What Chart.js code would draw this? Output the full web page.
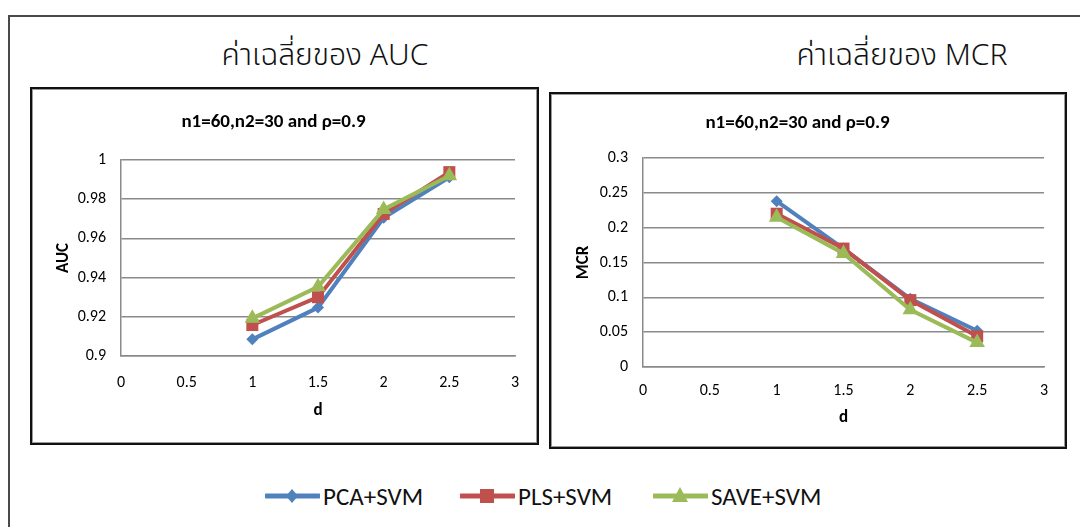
<!DOCTYPE html>
<html>
<head>
<meta charset="utf-8">
<script src="https://cdn.jsdelivr.net/npm/chart.js@4.4.1/dist/chart.umd.min.js"></script>
<style>
  html, body { margin: 0; padding: 0; background: #fff; }
  body { width: 1080px; height: 527px; position: relative; overflow: hidden; }
  .frame { position: absolute; left: 8px; top: 15px; width: 1200px; height: 700px; border: 2px solid #4a4a4a; box-sizing: border-box; }
  .heading { position: absolute; top: 33px; font-family: 'Noto Sans Thai', 'Loma', 'Garuda', 'Norasi', 'DejaVu Sans', sans-serif; font-size: 30px; font-weight: 300; color: #111; white-space: nowrap; transform: translateX(-50%); }
  .panel { position: absolute; box-sizing: border-box; border: 2px solid #111; box-shadow: inset 0 0 0 1px #9a9a9a; background: #fff; }
  .panel canvas { position: absolute; left: 0; top: 0; }
  .legend { position: absolute; top: 481px; left: 0; width: 1080px; height: 30px; font-family: 'Carlito', 'Lato', sans-serif; font-size: 25px; color: #111; }
  .legend .item { position: absolute; top: 0; height: 30px; display: flex; align-items: center; }
  .legend svg { display: block; margin-right: 3px; }
</style>
</head>
<body>
<div class="frame"></div>
<div class="heading" style="left:325px">ค่าเฉลี่ยของ AUC</div>
<div class="heading" style="left:902px">ค่าเฉลี่ยของ MCR</div>

<div class="panel" id="panelAuc" style="left:30px; top:87px; width:509px; height:358px;"><canvas id="aucChart"></canvas></div>
<div class="panel" id="panelMcr" style="left:549px; top:92px; width:518px; height:357px;"><canvas id="mcrChart"></canvas></div>

<div class="legend" id="legend"></div>

<script>
// Distance between groups (x axis)
const dValues = [1, 1.5, 2, 2.5];

// Mean AUC per method
const aucPCA  = [0.9085, 0.9247, 0.9705, 0.9912];
const aucPLS  = [0.9158, 0.9300, 0.9725, 0.9938];
const aucSAVE = [0.9192, 0.9353, 0.9748, 0.9920];

// Mean misclassification rate per method
const mcrPCA  = [0.238, 0.170, 0.098, 0.052];
const mcrPLS  = [0.220, 0.170, 0.096, 0.044];
const mcrSAVE = [0.215, 0.163, 0.082, 0.035];

const methodNames = ['PCA+SVM', 'PLS+SVM', 'SAVE+SVM'];
const methodColors = ['#4F81BD', '#C0504D', '#9BBB59'];
const methodMarkers = ['rectRot', 'rect', 'triangle'];
const markerRadius = [6, 8.5, 9];

const chartTitle = 'n1=60,n2=30 and ρ=0.9';
const xTicks = { min: 0, max: 3, step: 0.5 };
const aucTicks = { min: 0.9, max: 1, step: 0.02 };
const mcrTicks = { min: 0, max: 0.3, step: 0.05 };

const FONT = "'Carlito', 'Lato', sans-serif";
const GRID = '#8a8a8a';

function toPoints(ys) { return dValues.map((x, i) => ({ x: x, y: ys[i] })); }

// Plain number labels: 1 instead of 1.0, 0.9 instead of 0.90
function plainLabel(v) { return String(Number(v.toFixed(4))); }

function buildDatasets(series) {
  return series.map((ys, i) => ({
    label: methodNames[i],
    data: toPoints(ys),
    borderColor: methodColors[i],
    backgroundColor: methodColors[i],
    borderWidth: 4,
    pointStyle: methodMarkers[i],
    pointRadius: markerRadius[i],
    pointBorderWidth: 0,
    pointBackgroundColor: methodColors[i],
    showLine: true,
    tension: 0,
    order: 3 - i
  }));
}

function makeChart(canvasId, series, yTitle, yRange, geo) {
  const ctx = document.getElementById(canvasId);
  ctx.width = geo.w; ctx.height = geo.h;
  return new Chart(ctx, {
    type: 'scatter',
    data: { datasets: buildDatasets(series) },
    options: {
      responsive: false,
      animation: false,
      layout: { padding: { left: 0, right: geo.padRight, top: 0, bottom: 0 } },
      plugins: {
        legend: { display: false },
        tooltip: { enabled: false },
        title: {
          display: true,
          text: chartTitle,
          color: '#000',
          font: { family: FONT, size: 19, weight: 'bold', lineHeight: 1 },
          padding: { top: geo.titleTop, bottom: geo.titleBottom }
        }
      },
      scales: {
        x: {
          type: 'linear',
          min: xTicks.min, max: xTicks.max,
          afterFit: (s) => { s.height = geo.xHeight; },
          ticks: { stepSize: xTicks.step, color: '#000', font: { family: FONT, size: 16 }, padding: geo.xTickPad, maxRotation: 0, callback: plainLabel },
          grid: { display: false, drawTicks: false },
          border: { display: true, color: GRID, width: 1.5 },
          title: { display: true, text: 'd', color: '#000', font: { family: FONT, size: 17, weight: 'bold', lineHeight: 1.2 }, padding: { top: 0, bottom: geo.xTitlePad } }
        },
        y: {
          type: 'linear',
          min: yRange.min, max: yRange.max,
          afterFit: (s) => { s.width = geo.yWidth; },
          ticks: { stepSize: yRange.step, color: '#000', font: { family: FONT, size: 16 }, padding: 15, callback: plainLabel },
          grid: { display: true, color: GRID, lineWidth: 1.5, drawTicks: false },
          border: { display: true, color: GRID, width: 1.5 },
          title: { display: true, text: yTitle, color: '#000', font: { family: FONT, size: 17, weight: 'bold', lineHeight: 1.2 }, padding: { top: geo.yTitlePad, bottom: 0 } }
        }
      }
    }
  });
}

makeChart('aucChart', [aucPCA, aucPLS, aucSAVE], 'AUC', aucTicks,
  { w: 509, h: 358, padRight: 26, titleTop: 24, titleBottom: 28, yWidth: 89, yTitlePad: 22, xHeight: 91, xTitlePad: 26, xTickPad: 17 });
makeChart('mcrChart', [mcrPCA, mcrPLS, mcrSAVE], 'MCR', mcrTicks,
  { w: 518, h: 357, padRight: 25, titleTop: 20, titleBottom: 25, yWidth: 92, yTitlePad: 23, xHeight: 84, xTitlePad: 23, xTickPad: 14 });

// Shared legend below both charts
const legendLefts = [265, 460, 653];
const legend = document.getElementById('legend');
methodNames.forEach((name, i) => {
  const item = document.createElement('div');
  item.className = 'item';
  item.style.left = legendLefts[i] + 'px';
  const c = methodColors[i];
  let marker;
  if (methodMarkers[i] === 'rectRot') marker = `<polygon points="27,8 33,15 27,22 21,15" fill="${c}"/>`;
  else if (methodMarkers[i] === 'rect') marker = `<rect x="20" y="8" width="14" height="14" fill="${c}"/>`;
  else marker = `<polygon points="27,6 35,21 19,21" fill="${c}"/>`;
  item.innerHTML = `<svg width="55" height="30"><line x1="1" y1="15" x2="54" y2="15" stroke="${c}" stroke-width="5" stroke-linecap="round"/>${marker}</svg><span>${name}</span>`;
  legend.appendChild(item);
});
</script>
</body>
</html>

──────────

**WRITTEN PROBLEM**.
Copy every line above word for word and exclude the pictures.

**WRITTEN RESPONSE**.
What Chart.js code would draw this? Output the full web page.
<!DOCTYPE html>
<html>
<head>
<meta charset="utf-8">
<script src="https://cdn.jsdelivr.net/npm/chart.js@4.4.1/dist/chart.umd.min.js"></script>
<style>
  html, body { margin: 0; padding: 0; background: #fff; }
  body { width: 1080px; height: 527px; position: relative; overflow: hidden; }
  .frame { position: absolute; left: 8px; top: 15px; width: 1200px; height: 700px; border: 2px solid #4a4a4a; box-sizing: border-box; }
  .heading { position: absolute; top: 33px; font-family: 'Noto Sans Thai', 'Loma', 'Garuda', 'Norasi', 'DejaVu Sans', sans-serif; font-size: 30px; font-weight: 300; color: #111; white-space: nowrap; transform: translateX(-50%); }
  .panel { position: absolute; box-sizing: border-box; border: 2px solid #111; box-shadow: inset 0 0 0 1px #9a9a9a; background: #fff; }
  .panel canvas { position: absolute; left: 0; top: 0; }
  .legend { position: absolute; top: 481px; left: 0; width: 1080px; height: 30px; font-family: 'Carlito', 'Lato', sans-serif; font-size: 25px; color: #111; }
  .legend .item { position: absolute; top: 0; height: 30px; display: flex; align-items: center; }
  .legend svg { display: block; margin-right: 3px; }
</style>
</head>
<body>
<div class="frame"></div>
<div class="heading" style="left:325px">ค่าเฉลี่ยของ AUC</div>
<div class="heading" style="left:902px">ค่าเฉลี่ยของ MCR</div>

<div class="panel" id="panelAuc" style="left:30px; top:87px; width:509px; height:358px;"><canvas id="aucChart"></canvas></div>
<div class="panel" id="panelMcr" style="left:549px; top:92px; width:518px; height:357px;"><canvas id="mcrChart"></canvas></div>

<div class="legend" id="legend"></div>

<script>
// Distance between groups (x axis)
const dValues = [1, 1.5, 2, 2.5];

// Mean AUC per method
const aucPCA  = [0.9085, 0.9247, 0.9705, 0.9912];
const aucPLS  = [0.9158, 0.9300, 0.9725, 0.9938];
const aucSAVE = [0.9192, 0.9353, 0.9748, 0.9920];

// Mean misclassification rate per method
const mcrPCA  = [0.238, 0.170, 0.098, 0.052];
const mcrPLS  = [0.220, 0.170, 0.096, 0.044];
const mcrSAVE = [0.215, 0.163, 0.082, 0.035];

const methodNames = ['PCA+SVM', 'PLS+SVM', 'SAVE+SVM'];
const methodColors = ['#4F81BD', '#C0504D', '#9BBB59'];
const methodMarkers = ['rectRot', 'rect', 'triangle'];
const markerRadius = [6, 8.5, 9];

const chartTitle = 'n1=60,n2=30 and ρ=0.9';
const xTicks = { min: 0, max: 3, step: 0.5 };
const aucTicks = { min: 0.9, max: 1, step: 0.02 };
const mcrTicks = { min: 0, max: 0.3, step: 0.05 };

const FONT = "'Carlito', 'Lato', sans-serif";
const GRID = '#8a8a8a';

function toPoints(ys) { return dValues.map((x, i) => ({ x: x, y: ys[i] })); }

// Plain number labels: 1 instead of 1.0, 0.9 instead of 0.90
function plainLabel(v) { return String(Number(v.toFixed(4))); }

function buildDatasets(series) {
  return series.map((ys, i) => ({
    label: methodNames[i],
    data: toPoints(ys),
    borderColor: methodColors[i],
    backgroundColor: methodColors[i],
    borderWidth: 4,
    pointStyle: methodMarkers[i],
    pointRadius: markerRadius[i],
    pointBorderWidth: 0,
    pointBackgroundColor: methodColors[i],
    showLine: true,
    tension: 0,
    order: 3 - i
  }));
}

function makeChart(canvasId, series, yTitle, yRange, geo) {
  const ctx = document.getElementById(canvasId);
  ctx.width = geo.w; ctx.height = geo.h;
  return new Chart(ctx, {
    type: 'scatter',
    data: { datasets: buildDatasets(series) },
    options: {
      responsive: false,
      animation: false,
      layout: { padding: { left: 0, right: geo.padRight, top: 0, bottom: 0 } },
      plugins: {
        legend: { display: false },
        tooltip: { enabled: false },
        title: {
          display: true,
          text: chartTitle,
          color: '#000',
          font: { family: FONT, size: 19, weight: 'bold', lineHeight: 1 },
          padding: { top: geo.titleTop, bottom: geo.titleBottom }
        }
      },
      scales: {
        x: {
          type: 'linear',
          min: xTicks.min, max: xTicks.max,
          afterFit: (s) => { s.height = geo.xHeight; },
          ticks: { stepSize: xTicks.step, color: '#000', font: { family: FONT, size: 16 }, padding: geo.xTickPad, maxRotation: 0, callback: plainLabel },
          grid: { display: false, drawTicks: false },
          border: { display: true, color: GRID, width: 1.5 },
          title: { display: true, text: 'd', color: '#000', font: { family: FONT, size: 17, weight: 'bold', lineHeight: 1.2 }, padding: { top: 0, bottom: geo.xTitlePad } }
        },
        y: {
          type: 'linear',
          min: yRange.min, max: yRange.max,
          afterFit: (s) => { s.width = geo.yWidth; },
          ticks: { stepSize: yRange.step, color: '#000', font: { family: FONT, size: 16 }, padding: 15, callback: plainLabel },
          grid: { display: true, color: GRID, lineWidth: 1.5, drawTicks: false },
          border: { display: true, color: GRID, width: 1.5 },
          title: { display: true, text: yTitle, color: '#000', font: { family: FONT, size: 17, weight: 'bold', lineHeight: 1.2 }, padding: { top: geo.yTitlePad, bottom: 0 } }
        }
      }
    }
  });
}

makeChart('aucChart', [aucPCA, aucPLS, aucSAVE], 'AUC', aucTicks,
  { w: 509, h: 358, padRight: 26, titleTop: 24, titleBottom: 28, yWidth: 89, yTitlePad: 22, xHeight: 91, xTitlePad: 26, xTickPad: 17 });
makeChart('mcrChart', [mcrPCA, mcrPLS, mcrSAVE], 'MCR', mcrTicks,
  { w: 518, h: 357, padRight: 25, titleTop: 20, titleBottom: 25, yWidth: 92, yTitlePad: 23, xHeight: 84, xTitlePad: 23, xTickPad: 14 });

// Shared legend below both charts
const legendLefts = [265, 460, 653];
const legend = document.getElementById('legend');
methodNames.forEach((name, i) => {
  const item = document.createElement('div');
  item.className = 'item';
  item.style.left = legendLefts[i] + 'px';
  const c = methodColors[i];
  let marker;
  if (methodMarkers[i] === 'rectRot') marker = `<polygon points="27,8 33,15 27,22 21,15" fill="${c}"/>`;
  else if (methodMarkers[i] === 'rect') marker = `<rect x="20" y="8" width="14" height="14" fill="${c}"/>`;
  else marker = `<polygon points="27,6 35,21 19,21" fill="${c}"/>`;
  item.innerHTML = `<svg width="55" height="30"><line x1="1" y1="15" x2="54" y2="15" stroke="${c}" stroke-width="5" stroke-linecap="round"/>${marker}</svg><span>${name}</span>`;
  legend.appendChild(item);
});
</script>
</body>
</html>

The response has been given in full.